Extract all data as written.

Begin

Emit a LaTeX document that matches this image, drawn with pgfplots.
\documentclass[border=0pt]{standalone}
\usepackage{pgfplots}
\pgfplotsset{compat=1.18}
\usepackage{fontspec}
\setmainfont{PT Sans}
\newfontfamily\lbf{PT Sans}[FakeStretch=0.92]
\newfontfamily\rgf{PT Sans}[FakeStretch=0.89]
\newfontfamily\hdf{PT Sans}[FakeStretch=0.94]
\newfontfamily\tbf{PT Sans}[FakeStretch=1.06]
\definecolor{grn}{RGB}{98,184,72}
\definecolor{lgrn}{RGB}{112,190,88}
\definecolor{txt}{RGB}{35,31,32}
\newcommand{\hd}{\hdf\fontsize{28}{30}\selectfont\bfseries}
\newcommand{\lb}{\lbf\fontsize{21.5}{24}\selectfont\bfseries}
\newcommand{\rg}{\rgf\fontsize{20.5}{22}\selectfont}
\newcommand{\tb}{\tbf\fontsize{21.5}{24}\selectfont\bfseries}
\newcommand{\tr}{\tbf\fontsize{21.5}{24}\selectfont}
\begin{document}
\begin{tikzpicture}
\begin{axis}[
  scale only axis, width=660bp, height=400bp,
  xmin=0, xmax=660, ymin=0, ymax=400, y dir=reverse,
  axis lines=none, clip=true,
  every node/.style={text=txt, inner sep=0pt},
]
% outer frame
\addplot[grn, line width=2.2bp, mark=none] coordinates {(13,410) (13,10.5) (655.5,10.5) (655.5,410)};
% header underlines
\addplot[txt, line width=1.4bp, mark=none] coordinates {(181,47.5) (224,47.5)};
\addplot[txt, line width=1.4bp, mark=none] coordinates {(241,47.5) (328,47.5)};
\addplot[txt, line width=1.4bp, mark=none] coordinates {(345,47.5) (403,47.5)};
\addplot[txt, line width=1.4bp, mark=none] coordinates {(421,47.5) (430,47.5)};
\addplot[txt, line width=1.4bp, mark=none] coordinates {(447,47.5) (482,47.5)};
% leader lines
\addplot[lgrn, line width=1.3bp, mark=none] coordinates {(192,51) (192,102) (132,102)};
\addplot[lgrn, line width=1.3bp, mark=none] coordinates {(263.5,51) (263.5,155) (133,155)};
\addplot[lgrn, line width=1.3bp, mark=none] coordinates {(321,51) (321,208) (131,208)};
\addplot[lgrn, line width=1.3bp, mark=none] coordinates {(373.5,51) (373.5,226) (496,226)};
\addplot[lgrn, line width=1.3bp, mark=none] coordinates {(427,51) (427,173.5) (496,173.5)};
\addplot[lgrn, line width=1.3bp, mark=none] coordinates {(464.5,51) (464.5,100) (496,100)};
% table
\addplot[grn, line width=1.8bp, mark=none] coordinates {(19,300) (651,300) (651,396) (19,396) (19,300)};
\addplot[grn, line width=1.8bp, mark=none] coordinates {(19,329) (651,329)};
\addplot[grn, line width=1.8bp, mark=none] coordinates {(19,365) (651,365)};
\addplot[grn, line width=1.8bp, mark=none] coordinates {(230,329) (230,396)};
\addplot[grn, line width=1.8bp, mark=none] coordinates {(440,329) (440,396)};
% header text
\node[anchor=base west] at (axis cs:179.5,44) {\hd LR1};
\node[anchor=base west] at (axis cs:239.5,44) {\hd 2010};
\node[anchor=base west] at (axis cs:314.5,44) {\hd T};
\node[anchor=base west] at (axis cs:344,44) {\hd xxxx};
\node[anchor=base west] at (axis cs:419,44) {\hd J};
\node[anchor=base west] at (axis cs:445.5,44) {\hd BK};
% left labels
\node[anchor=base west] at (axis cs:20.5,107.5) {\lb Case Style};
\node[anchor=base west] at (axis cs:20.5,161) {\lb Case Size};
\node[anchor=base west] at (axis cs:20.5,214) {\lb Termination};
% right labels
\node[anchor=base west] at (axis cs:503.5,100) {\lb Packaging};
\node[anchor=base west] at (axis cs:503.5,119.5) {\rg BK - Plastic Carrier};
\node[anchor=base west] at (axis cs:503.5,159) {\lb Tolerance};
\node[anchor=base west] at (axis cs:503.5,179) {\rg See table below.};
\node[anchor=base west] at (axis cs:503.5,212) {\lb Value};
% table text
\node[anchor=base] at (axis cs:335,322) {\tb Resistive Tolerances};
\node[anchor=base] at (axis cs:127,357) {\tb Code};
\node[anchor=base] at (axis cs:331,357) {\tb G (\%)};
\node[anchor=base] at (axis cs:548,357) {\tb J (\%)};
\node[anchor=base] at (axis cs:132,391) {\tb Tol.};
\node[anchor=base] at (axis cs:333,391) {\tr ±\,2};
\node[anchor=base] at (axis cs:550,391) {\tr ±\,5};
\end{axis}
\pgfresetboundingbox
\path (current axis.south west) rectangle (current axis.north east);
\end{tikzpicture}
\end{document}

End

Solved exercise =
Emit a LaTeX document that matches this image, drawn with pgfplots.
\documentclass[border=0pt]{standalone}
\usepackage{pgfplots}
\pgfplotsset{compat=1.18}
\usepackage{fontspec}
\setmainfont{PT Sans}
\newfontfamily\lbf{PT Sans}[FakeStretch=0.92]
\newfontfamily\rgf{PT Sans}[FakeStretch=0.89]
\newfontfamily\hdf{PT Sans}[FakeStretch=0.94]
\newfontfamily\tbf{PT Sans}[FakeStretch=1.06]
\definecolor{grn}{RGB}{98,184,72}
\definecolor{lgrn}{RGB}{112,190,88}
\definecolor{txt}{RGB}{35,31,32}
\newcommand{\hd}{\hdf\fontsize{28}{30}\selectfont\bfseries}
\newcommand{\lb}{\lbf\fontsize{21.5}{24}\selectfont\bfseries}
\newcommand{\rg}{\rgf\fontsize{20.5}{22}\selectfont}
\newcommand{\tb}{\tbf\fontsize{21.5}{24}\selectfont\bfseries}
\newcommand{\tr}{\tbf\fontsize{21.5}{24}\selectfont}
\begin{document}
\begin{tikzpicture}
\begin{axis}[
  scale only axis, width=660bp, height=400bp,
  xmin=0, xmax=660, ymin=0, ymax=400, y dir=reverse,
  axis lines=none, clip=true,
  every node/.style={text=txt, inner sep=0pt},
]
% outer frame
\addplot[grn, line width=2.2bp, mark=none] coordinates {(13,410) (13,10.5) (655.5,10.5) (655.5,410)};
% header underlines
\addplot[txt, line width=1.4bp, mark=none] coordinates {(181,47.5) (224,47.5)};
\addplot[txt, line width=1.4bp, mark=none] coordinates {(241,47.5) (328,47.5)};
\addplot[txt, line width=1.4bp, mark=none] coordinates {(345,47.5) (403,47.5)};
\addplot[txt, line width=1.4bp, mark=none] coordinates {(421,47.5) (430,47.5)};
\addplot[txt, line width=1.4bp, mark=none] coordinates {(447,47.5) (482,47.5)};
% leader lines
\addplot[lgrn, line width=1.3bp, mark=none] coordinates {(192,51) (192,102) (132,102)};
\addplot[lgrn, line width=1.3bp, mark=none] coordinates {(263.5,51) (263.5,155) (133,155)};
\addplot[lgrn, line width=1.3bp, mark=none] coordinates {(321,51) (321,208) (131,208)};
\addplot[lgrn, line width=1.3bp, mark=none] coordinates {(373.5,51) (373.5,226) (496,226)};
\addplot[lgrn, line width=1.3bp, mark=none] coordinates {(427,51) (427,173.5) (496,173.5)};
\addplot[lgrn, line width=1.3bp, mark=none] coordinates {(464.5,51) (464.5,100) (496,100)};
% table
\addplot[grn, line width=1.8bp, mark=none] coordinates {(19,300) (651,300) (651,396) (19,396) (19,300)};
\addplot[grn, line width=1.8bp, mark=none] coordinates {(19,329) (651,329)};
\addplot[grn, line width=1.8bp, mark=none] coordinates {(19,365) (651,365)};
\addplot[grn, line width=1.8bp, mark=none] coordinates {(230,329) (230,396)};
\addplot[grn, line width=1.8bp, mark=none] coordinates {(440,329) (440,396)};
% header text
\node[anchor=base west] at (axis cs:179.5,44) {\hd LR1};
\node[anchor=base west] at (axis cs:239.5,44) {\hd 2010};
\node[anchor=base west] at (axis cs:314.5,44) {\hd T};
\node[anchor=base west] at (axis cs:344,44) {\hd xxxx};
\node[anchor=base west] at (axis cs:419,44) {\hd J};
\node[anchor=base west] at (axis cs:445.5,44) {\hd BK};
% left labels
\node[anchor=base west] at (axis cs:20.5,107.5) {\lb Case Style};
\node[anchor=base west] at (axis cs:20.5,161) {\lb Case Size};
\node[anchor=base west] at (axis cs:20.5,214) {\lb Termination};
% right labels
\node[anchor=base west] at (axis cs:503.5,100) {\lb Packaging};
\node[anchor=base west] at (axis cs:503.5,119.5) {\rg BK - Plastic Carrier};
\node[anchor=base west] at (axis cs:503.5,159) {\lb Tolerance};
\node[anchor=base west] at (axis cs:503.5,179) {\rg See table below.};
\node[anchor=base west] at (axis cs:503.5,212) {\lb Value};
% table text
\node[anchor=base] at (axis cs:335,322) {\tb Resistive Tolerances};
\node[anchor=base] at (axis cs:127,357) {\tb Code};
\node[anchor=base] at (axis cs:331,357) {\tb G (\%)};
\node[anchor=base] at (axis cs:548,357) {\tb J (\%)};
\node[anchor=base] at (axis cs:132,391) {\tb Tol.};
\node[anchor=base] at (axis cs:333,391) {\tr ±\,2};
\node[anchor=base] at (axis cs:550,391) {\tr ±\,5};
\end{axis}
\pgfresetboundingbox
\path (current axis.south west) rectangle (current axis.north east);
\end{tikzpicture}
\end{document}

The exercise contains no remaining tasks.